City of Night by John Rechy

In the 1970s, gay visibility in the literary mainstream came partly from two writers who had made their names in the 1950s and ’60s: Truman Capote and Gore Vidal. Both were frequent guests on late-night talk shows, and neither one was shy about their sexual orientation either in print or in person (with Gore Vidal’s Myra Breckinridge attracting particular scandal, not least from Vidal’s frequent sparring partner, conservative commentator William F. Buckley).

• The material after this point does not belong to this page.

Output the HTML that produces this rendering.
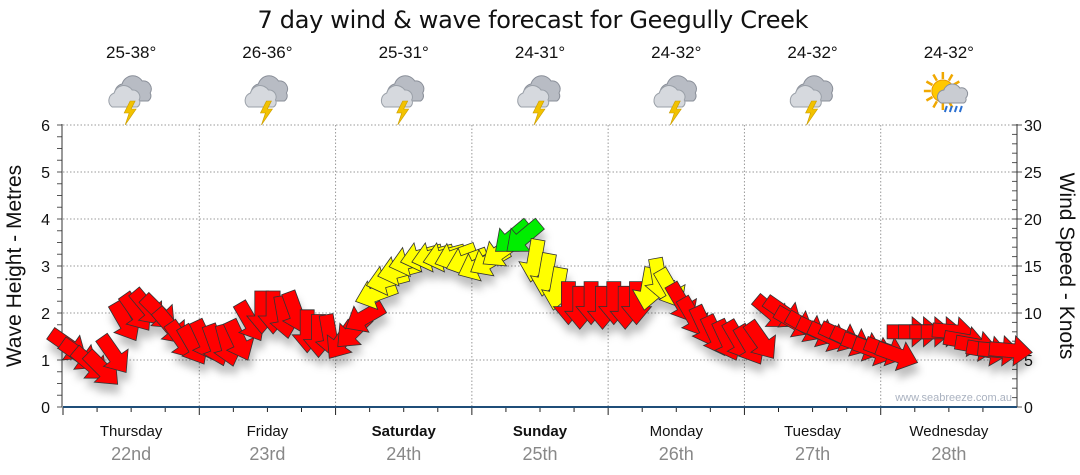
<!DOCTYPE html>
<html><head><meta charset="utf-8"><style>
body{margin:0;background:#fff}
svg{display:block;font-family:"Liberation Sans",sans-serif}
</style></head><body>
<svg id="chart" width="1080" height="475" viewBox="0 0 1080 475">
<defs>
<filter id="sh" x="-50%" y="-50%" width="200%" height="200%"><feDropShadow dx="2" dy="9" stdDeviation="4" flood-color="#000" flood-opacity="0.25"/></filter>
<g id="storm">
<path d="M-14,6 a9,9 0 0 1 2,-17 a11,11 0 0 1 20,-3 a8,8 0 0 1 8,12 a6,6 0 0 1 -2,8 z" fill="#b8bcc4" stroke="#8a8f99"/>
<path d="M-22,12 a8,8 0 0 1 2,-14 a10,10 0 0 1 18,-3 a7,7 0 0 1 7,10 a5,5 0 0 1 -2,7 z" fill="#d6d9de" stroke="#9aa0a8"/>
<path d="M-4,6 l-6,12 l5,0 l-4,12 l11,-16 l-5,0 l4,-8 z" fill="#f2c200" stroke="#c89b00" stroke-width="0.6"/>
</g>
</defs>
<text x="533" y="28" text-anchor="middle" font-family="DejaVu Sans, sans-serif" font-size="24" textLength="551" fill="#111">7 day wind &amp; wave forecast for Geegully Creek</text>
<g id="topg"></g>
<g id="grid"></g>
<g id="axes"></g>
<g id="arrows" filter="url(#sh)"></g>
<text x="1012" y="401" text-anchor="end" font-size="11" fill="#aab2c0">www.seabreeze.com.au</text>
<text transform="translate(21,266) rotate(-90)" text-anchor="middle" font-size="21" fill="#111">Wave Height - Metres</text>
<text transform="translate(1060,266) rotate(90)" text-anchor="middle" font-size="21" fill="#111">Wind Speed - Knots</text>
</svg>
<script>
const days=["Thursday","Friday","Saturday","Sunday","Monday","Tuesday","Wednesday"];
const dates=["22nd","23rd","24th","25th","26th","27th","28th"];
const temps=["25-38°","26-36°","25-31°","24-31°","24-32°","24-32°","24-32°"];
const boldDays=[false,false,true,true,false,false,false];
const waveTicks=[0,1,2,3,4,5,6];
const knotTicks=[0,5,10,15,20,25,30];
const windSpeed=[6.5,5.5,4.5,4,5.5,9,10,10.5,10,8.5,7,6.5,
7,6.5,6.5,7,9,10,10,9.5,10,8,7.5,7.5,
7,8,9.5,12,13.5,14.5,15.5,16,16,16,16,15.5,
15,15.5,16.5,18,18,15.5,14,12.5,11,10.5,11,10.5,
11,10.5,11,12.5,13.5,12.5,11,9.5,8.5,7.5,7,7,
6.5,7,10,10,9,8.5,8,7.5,7.5,7,6.5,6,
6,5.5,8,8,8,8,8,7,6.5,6,6,6];
const windDir=[35,35,40,45,55,60,55,50,45,50,55,60,
65,70,75,65,60,90,90,80,70,90,90,80,
125,135,150,160,165,165,165,165,165,165,160,160,
155,150,145,140,140,100,100,100,90,90,90,90,
90,90,90,100,80,60,60,60,65,65,65,60,
60,55,40,35,30,30,25,25,25,25,20,20,
20,20,0,0,0,0,5,10,10,10,5,5];
const NS="http://www.w3.org/2000/svg";
const X0=63,X1=1017,Y0=407,Y1=125,HOURS=168;
const xT=h=>X0+h*(X1-X0)/HOURS;
const yM=m=>Y0-m*(Y0-Y1)/6;
const yK=k=>Y0-k*(Y0-Y1)/30;
function mk(tag,attrs,parent,txt){const e=document.createElementNS(NS,tag);for(const k in attrs)e.setAttribute(k,attrs[k]);if(txt!==undefined)e.textContent=txt;parent.appendChild(e);return e;}
const grid=document.getElementById('grid'),axes=document.getElementById('axes'),topG=document.getElementById('topg'),arr=document.getElementById('arrows');
waveTicks.forEach(m=>{ if(m>0){const l=mk('line',{x1:X0,x2:X1,y1:yM(m),y2:yM(m),stroke:'#999','stroke-dasharray':'1.5,2'},grid);

}
const t=mk('text',{x:50,y:yM(m)+6,'text-anchor':'end','font-size':16,fill:'#111'},axes,m);

});
for(let q=0;q<=24;q++){const y=yM(q/4);mk('line',{x1:57,x2:62,y1:y,y2:y,stroke:'#555'},axes);}
for(let q=0;q<=30;q++){const y=yK(q);mk('line',{x1:X1-5,x2:X1,y1:y,y2:y,stroke:'#555'},axes);}
knotTicks.forEach(k=>{const t=mk('text',{x:1024,y:yK(k)+6,'font-size':16,fill:'#111'},axes,k);


mk('line',{x1:X1,x2:X1+5,y1:yK(k),y2:yK(k),stroke:'#555'},axes);});
mk('line',{x1:62,x2:62,y1:Y1-1,y2:Y0,stroke:'#333'},axes);
mk('line',{x1:X1,x2:X1,y1:Y1-1,y2:Y0,stroke:'#333'},axes);
for(let d=0;d<7;d++){
 const xs=xT(d*24),xc=xT(d*24+12);
 if(d>0){const g=mk('line',{x1:xs,x2:xs,y1:Y1,y2:Y0,stroke:'#999','stroke-dasharray':'1.5,2'},grid);
 
 }
 for(let q=0;q<4;q++){const x=xT(d*24+q*6);mk('line',{x1:x,x2:x,y1:Y0,y2:q==0?415:412,stroke:'#222'},axes);}
 const dl=mk('text',{x:xc,y:436,'text-anchor':'middle','font-size':15,fill:'#111','font-weight':boldDays[d]?'bold':'normal'},axes,days[d]);
 
 
 const dt=mk('text',{x:xc,y:460,'text-anchor':'middle','font-size':18,fill:'#888'},axes,dates[d]);
 
 
 const tt=mk('text',{x:xc,y:58,'text-anchor':'middle','font-size':17,fill:'#111'},topG,temps[d]);
 
 
 let ic;
 if(d<6){ic=mk('use',{href:'#storm',transform:`translate(${xc+3},95)`},topG);}
 else{ic=mk('g',{transform:`translate(${xc},95)`},topG);
  for(let i=0;i<12;i++){const a=i*Math.PI/6;mk('line',{x1:-6+Math.cos(a)*12,y1:-4+Math.sin(a)*12,x2:-6+Math.cos(a)*19,y2:-4+Math.sin(a)*19,stroke:'#f0a800','stroke-width':2.5},ic);}
  mk('circle',{cx:-6,cy:-4,r:11,fill:'#ffc800',stroke:'#e89a00'},ic);
  mk('path',{d:'M-8,8 a7,7 0 0 1 3,-13 a9,9 0 0 1 16,-2 a6,6 0 0 1 6,10 a4,4 0 0 1 -2,5 z',fill:'#c9ccd2',stroke:'#8a8f99'},ic);
  for(let i=0;i<4;i++)mk('line',{x1:-2+i*5,y1:11,x2:-4+i*5,y2:17,stroke:'#2a6fd0','stroke-width':2},ic);}
 
 
}
mk('line',{x1:X0,x2:X1,y1:Y0,y2:Y0,stroke:'#1f4e79','stroke-width':2},axes);
const shape='M-22,-7 L3,-7 L3,-15 L21,0 L3,15 L3,7 L-22,7 Z';
windSpeed.forEach((k,i)=>{
 const x=xT(i*2+1),y=yK(k);
 const c=k<12?'#ff0000':(k<17?'#ffff00':'#00ee00');
 const p=mk('path',{d:shape,fill:c,stroke:'#333','stroke-width':0.8,'stroke-linejoin':'miter',transform:`translate(${x.toFixed(1)},${y.toFixed(1)}) rotate(${windDir[i]})`},arr);
 
 
});
</script>
</body></html>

The late ’70s were indisputably a watershed year, with works as exciting and adventurous as Manuel Puig’s Kiss of the Spider Woman and Armistead Maupin’s ongoing series Tales of the City, which used San Francisco to explore alternative and underground lifestyles.

Still, if there was a single work that heralded both the sweeping accomplishments of gay fiction and the direction it would be going in the future, it was Edmund White’s coming-of-age novel A Boy’s Own Story from 1982, the first of a series that would continue with The Beautiful Room is Empty in 1988. White’s fiction presented homosexuality as neither curse nor burden nor as forbidden pleasure—but as a natural fact of life.

A Boy’s Own Story by Edmund White

The beauty and accessibility of White’s early work helped bring gay fiction into the mainstream, where it has arguably remained not as a subsection of books but up front and center as authors moved to address the AIDS crisis, marginalization, and “Don’t Ask, Don’t Tell.” With present-day writers like Michael Cunningham and André Aciman at the very forefront of contemporary fiction, there’s no question that gay fiction has shaped many young writers, and it continues to influence generations.